■ The problem
Each entry below should be returned exactly as is, with the pictures removed.

■ Entries
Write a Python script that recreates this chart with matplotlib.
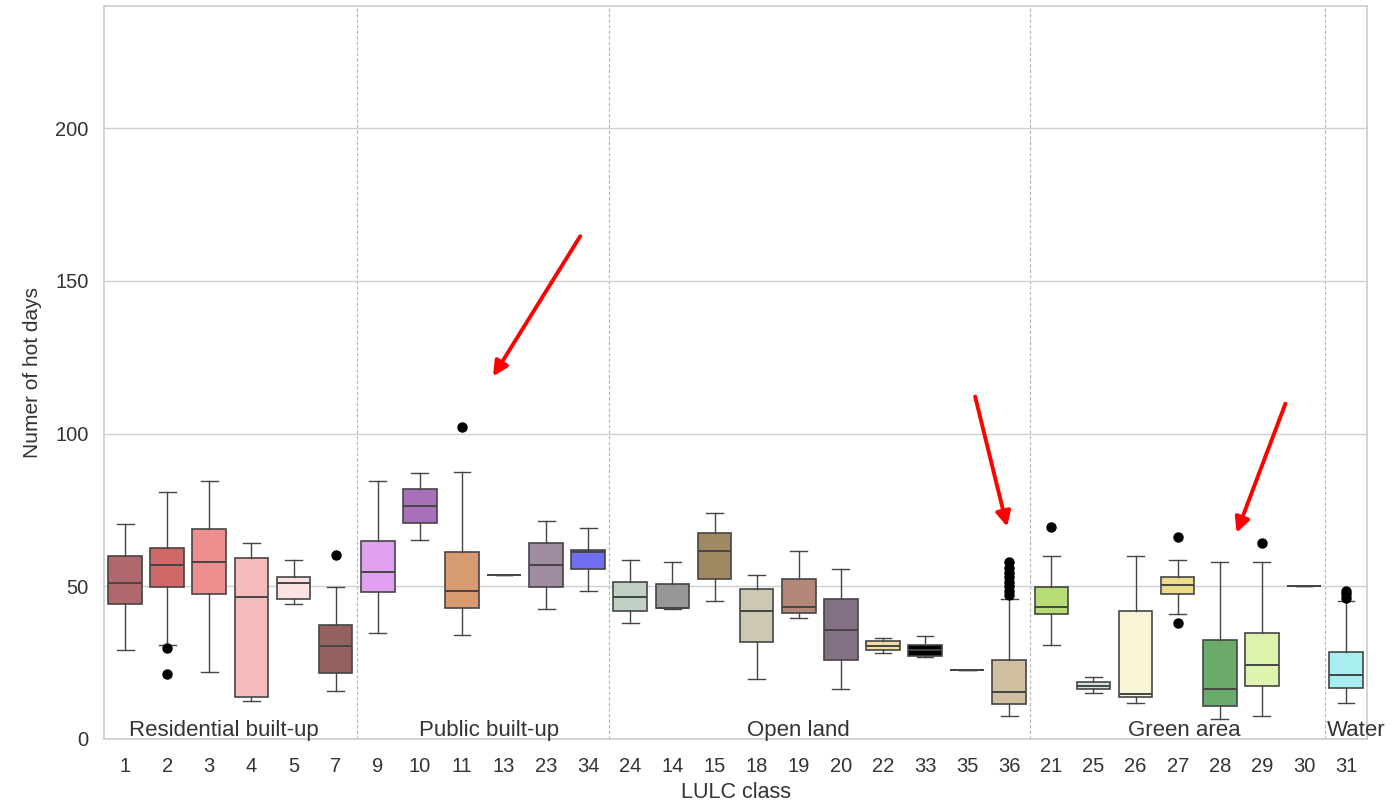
import matplotlib
matplotlib.use("Agg")
import matplotlib.pyplot as plt

plt.rcParams['font.family'] = ['Liberation Sans', 'DejaVu Sans']

# LULC classes in plotting order
classes = ['1', '2', '3', '4', '5', '7',
           '9', '10', '11', '13', '23', '34',
           '24', '14', '15', '18', '19', '20', '22', '33', '35', '36',
           '21', '25', '26', '27', '28', '29', '30',
           '31']

# box statistics
whislo = [29.2, 30.8, 21.9, 12.5, 44.3, 15.8,
          34.6, 65.2, 34.1, 53.8, 42.4, 48.5,
          38.0, 42.5, 45.2, 19.7, 39.6, 16.3, 28.0, 26.9, 22.5, 7.5,
          30.7, 15.1, 11.9, 40.8, 6.4, 7.5, 50.0,
          11.9]
q1 = [44.1, 49.6, 47.5, 13.7, 45.8, 21.7,
      48.0, 70.8, 43.0, 53.8, 49.6, 55.7,
      41.8, 42.8, 52.4, 31.9, 41.2, 25.7, 29.2, 27.3, 22.5, 11.3,
      40.8, 16.3, 13.6, 47.3, 10.8, 17.4, 50.0,
      16.8]
med = [50.9, 57.0, 58.0, 46.4, 50.9, 30.3,
       54.8, 76.4, 48.6, 53.8, 57.0, 61.3,
       46.4, 43.0, 61.4, 42.0, 43.2, 35.8, 30.6, 29.0, 22.5, 15.3,
       43.2, 17.4, 14.8, 50.3, 16.4, 24.1, 50.0,
       20.8]
q3 = [59.8, 62.5, 68.6, 59.1, 53.1, 37.3,
      64.7, 82.0, 61.3, 53.8, 64.2, 61.8,
      51.3, 50.8, 67.4, 49.2, 52.4, 45.8, 32.0, 30.8, 22.5, 25.9,
      49.7, 18.5, 42.0, 53.0, 32.5, 34.6, 50.0,
      28.5]
whishi = [70.4, 80.9, 84.3, 64.2, 58.6, 49.6,
          84.3, 87.1, 87.5, 53.8, 71.4, 69.2,
          58.6, 58.0, 74.1, 53.7, 61.4, 55.7, 33.0, 33.6, 22.5, 45.9,
          59.8, 20.2, 59.8, 58.6, 58.0, 58.0, 50.0,
          45.2]
fliers = [[], [29.7, 21.3], [], [], [], [60.3],
          [], [], [102.0], [], [], [],
          [], [], [], [], [], [], [], [], [], [47.0, 48.5, 50.0, 51.5, 53.0, 54.5, 56.0, 58.1],
          [69.3], [], [], [66.0, 37.9], [], [64.2], [],
          [48.6, 47.5, 46.1]]

box_colors = ['#b0686c', '#d06868', '#ee8e8e', '#f5bcbb', '#fbe3e3', '#956262',
              '#e2a0f0', '#a870b8', '#d89a70', '#f0d9a8', '#a08ca0', '#6e6eee',
              '#bfd1c5', '#979797', '#a08a63', '#cdc8b1', '#b48878', '#857186', '#f0dca2', '#000000', '#cccccc', '#d0bfa0',
              '#b6dc76', '#d4e5e0', '#f7f5d6', '#ecdc8a', '#6aaa6b', '#def4ae', '#cccccc',
              '#a8eef0']

groups = ['Residential built-up', 'Public built-up', 'Open land', 'Green area', 'Water']
group_sizes = [6, 6, 10, 7, 1]
group_label_pos = [2.35, 8.65, 16.0, 25.15, 29.25]

stats = []
for i, c in enumerate(classes):
    stats.append(dict(label=c, whislo=whislo[i], q1=q1[i], med=med[i],
                      q3=q3[i], whishi=whishi[i], fliers=fliers[i]))

fig = plt.figure(figsize=(13.95, 8.02), dpi=100)
ax = fig.add_axes([0.0746, 0.0786, 0.9054, 0.914])

edge = '#454545'
bp = ax.bxp(stats, positions=range(len(classes)), widths=0.8, patch_artist=True,
            boxprops=dict(edgecolor=edge, linewidth=1.2),
            medianprops=dict(color=edge, linewidth=1.4),
            whiskerprops=dict(color=edge, linewidth=1.0),
            capprops=dict(color=edge, linewidth=1.0),
            flierprops=dict(marker='o', markerfacecolor='black', markeredgecolor='black',
                            markersize=6.5))
for patch, col in zip(bp['boxes'], box_colors):
    patch.set_facecolor(col)

# group separators and labels
edges_pos = []
acc = 0
for s in group_sizes[:-1]:
    acc += s
    edges_pos.append(acc - 0.5)
for xv in edges_pos:
    ax.axvline(xv, color='#b5b5b5', linestyle=(0, (3, 2)), linewidth=0.8, zorder=0)
for name, xp in zip(groups, group_label_pos):
    ax.text(xp, -0.6, name, ha='center', va='bottom', fontsize=16, color='#333333')

# red arrows
arrows = [((10.81, 164.6), (8.74, 118.7)),
          ((20.19, 112.1), (20.95, 69.5)),
          ((27.56, 109.8), (26.40, 67.5))]
for tail, head in arrows:
    ax.annotate('', xy=head, xytext=tail,
                arrowprops=dict(arrowstyle='-|>', color='red', lw=2.8,
                                mutation_scale=22, shrinkA=0, shrinkB=0))

ax.set_xlim(-0.5, len(classes) - 0.5)
ax.set_ylim(0, 240)
ax.set_yticks([0, 50, 100, 150, 200])
ax.yaxis.grid(True, color='#d0d0d0', linewidth=1.0)
ax.xaxis.grid(False)
ax.set_axisbelow(True)
for sp in ax.spines.values():
    sp.set_color('#cccccc')
    sp.set_linewidth(1.2)
ax.tick_params(axis='both', length=0, labelsize=14.5, labelcolor='#333333', pad=11)
ax.tick_params(axis='x', pad=13)
ax.set_xticklabels(classes)
ax.set_xlabel('LULC class', fontsize=15.5, color='#333333', labelpad=4)
ax.set_ylabel('Numer of hot days', fontsize=15, color='#333333', labelpad=10)

fig.savefig('out.png', dpi=100)
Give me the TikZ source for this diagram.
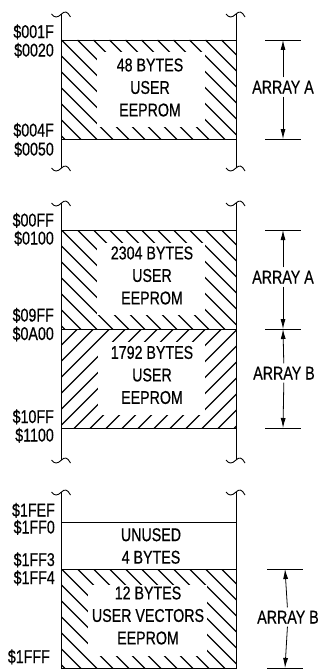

■ Answer below
Write a Python script that recreates this chart with matplotlib.
import matplotlib
matplotlib.use("Agg")
import matplotlib.pyplot as plt

plt.rcParams['font.family'] = ['Liberation Sans', 'DejaVu Sans']

# LULC classes in plotting order
classes = ['1', '2', '3', '4', '5', '7',
           '9', '10', '11', '13', '23', '34',
           '24', '14', '15', '18', '19', '20', '22', '33', '35', '36',
           '21', '25', '26', '27', '28', '29', '30',
           '31']

# box statistics
whislo = [29.2, 30.8, 21.9, 12.5, 44.3, 15.8,
          34.6, 65.2, 34.1, 53.8, 42.4, 48.5,
          38.0, 42.5, 45.2, 19.7, 39.6, 16.3, 28.0, 26.9, 22.5, 7.5,
          30.7, 15.1, 11.9, 40.8, 6.4, 7.5, 50.0,
          11.9]
q1 = [44.1, 49.6, 47.5, 13.7, 45.8, 21.7,
      48.0, 70.8, 43.0, 53.8, 49.6, 55.7,
      41.8, 42.8, 52.4, 31.9, 41.2, 25.7, 29.2, 27.3, 22.5, 11.3,
      40.8, 16.3, 13.6, 47.3, 10.8, 17.4, 50.0,
      16.8]
med = [50.9, 57.0, 58.0, 46.4, 50.9, 30.3,
       54.8, 76.4, 48.6, 53.8, 57.0, 61.3,
       46.4, 43.0, 61.4, 42.0, 43.2, 35.8, 30.6, 29.0, 22.5, 15.3,
       43.2, 17.4, 14.8, 50.3, 16.4, 24.1, 50.0,
       20.8]
q3 = [59.8, 62.5, 68.6, 59.1, 53.1, 37.3,
      64.7, 82.0, 61.3, 53.8, 64.2, 61.8,
      51.3, 50.8, 67.4, 49.2, 52.4, 45.8, 32.0, 30.8, 22.5, 25.9,
      49.7, 18.5, 42.0, 53.0, 32.5, 34.6, 50.0,
      28.5]
whishi = [70.4, 80.9, 84.3, 64.2, 58.6, 49.6,
          84.3, 87.1, 87.5, 53.8, 71.4, 69.2,
          58.6, 58.0, 74.1, 53.7, 61.4, 55.7, 33.0, 33.6, 22.5, 45.9,
          59.8, 20.2, 59.8, 58.6, 58.0, 58.0, 50.0,
          45.2]
fliers = [[], [29.7, 21.3], [], [], [], [60.3],
          [], [], [102.0], [], [], [],
          [], [], [], [], [], [], [], [], [], [47.0, 48.5, 50.0, 51.5, 53.0, 54.5, 56.0, 58.1],
          [69.3], [], [], [66.0, 37.9], [], [64.2], [],
          [48.6, 47.5, 46.1]]

box_colors = ['#b0686c', '#d06868', '#ee8e8e', '#f5bcbb', '#fbe3e3', '#956262',
              '#e2a0f0', '#a870b8', '#d89a70', '#f0d9a8', '#a08ca0', '#6e6eee',
              '#bfd1c5', '#979797', '#a08a63', '#cdc8b1', '#b48878', '#857186', '#f0dca2', '#000000', '#cccccc', '#d0bfa0',
              '#b6dc76', '#d4e5e0', '#f7f5d6', '#ecdc8a', '#6aaa6b', '#def4ae', '#cccccc',
              '#a8eef0']

groups = ['Residential built-up', 'Public built-up', 'Open land', 'Green area', 'Water']
group_sizes = [6, 6, 10, 7, 1]
group_label_pos = [2.35, 8.65, 16.0, 25.15, 29.25]

stats = []
for i, c in enumerate(classes):
    stats.append(dict(label=c, whislo=whislo[i], q1=q1[i], med=med[i],
                      q3=q3[i], whishi=whishi[i], fliers=fliers[i]))

fig = plt.figure(figsize=(13.95, 8.02), dpi=100)
ax = fig.add_axes([0.0746, 0.0786, 0.9054, 0.914])

edge = '#454545'
bp = ax.bxp(stats, positions=range(len(classes)), widths=0.8, patch_artist=True,
            boxprops=dict(edgecolor=edge, linewidth=1.2),
            medianprops=dict(color=edge, linewidth=1.4),
            whiskerprops=dict(color=edge, linewidth=1.0),
            capprops=dict(color=edge, linewidth=1.0),
            flierprops=dict(marker='o', markerfacecolor='black', markeredgecolor='black',
                            markersize=6.5))
for patch, col in zip(bp['boxes'], box_colors):
    patch.set_facecolor(col)

# group separators and labels
edges_pos = []
acc = 0
for s in group_sizes[:-1]:
    acc += s
    edges_pos.append(acc - 0.5)
for xv in edges_pos:
    ax.axvline(xv, color='#b5b5b5', linestyle=(0, (3, 2)), linewidth=0.8, zorder=0)
for name, xp in zip(groups, group_label_pos):
    ax.text(xp, -0.6, name, ha='center', va='bottom', fontsize=16, color='#333333')

# red arrows
arrows = [((10.81, 164.6), (8.74, 118.7)),
          ((20.19, 112.1), (20.95, 69.5)),
          ((27.56, 109.8), (26.40, 67.5))]
for tail, head in arrows:
    ax.annotate('', xy=head, xytext=tail,
                arrowprops=dict(arrowstyle='-|>', color='red', lw=2.8,
                                mutation_scale=22, shrinkA=0, shrinkB=0))

ax.set_xlim(-0.5, len(classes) - 0.5)
ax.set_ylim(0, 240)
ax.set_yticks([0, 50, 100, 150, 200])
ax.yaxis.grid(True, color='#d0d0d0', linewidth=1.0)
ax.xaxis.grid(False)
ax.set_axisbelow(True)
for sp in ax.spines.values():
    sp.set_color('#cccccc')
    sp.set_linewidth(1.2)
ax.tick_params(axis='both', length=0, labelsize=14.5, labelcolor='#333333', pad=11)
ax.tick_params(axis='x', pad=13)
ax.set_xticklabels(classes)
ax.set_xlabel('LULC class', fontsize=15.5, color='#333333', labelpad=4)
ax.set_ylabel('Numer of hot days', fontsize=15, color='#333333', labelpad=10)

fig.savefig('out.png', dpi=100)
Give me the TikZ source for this diagram.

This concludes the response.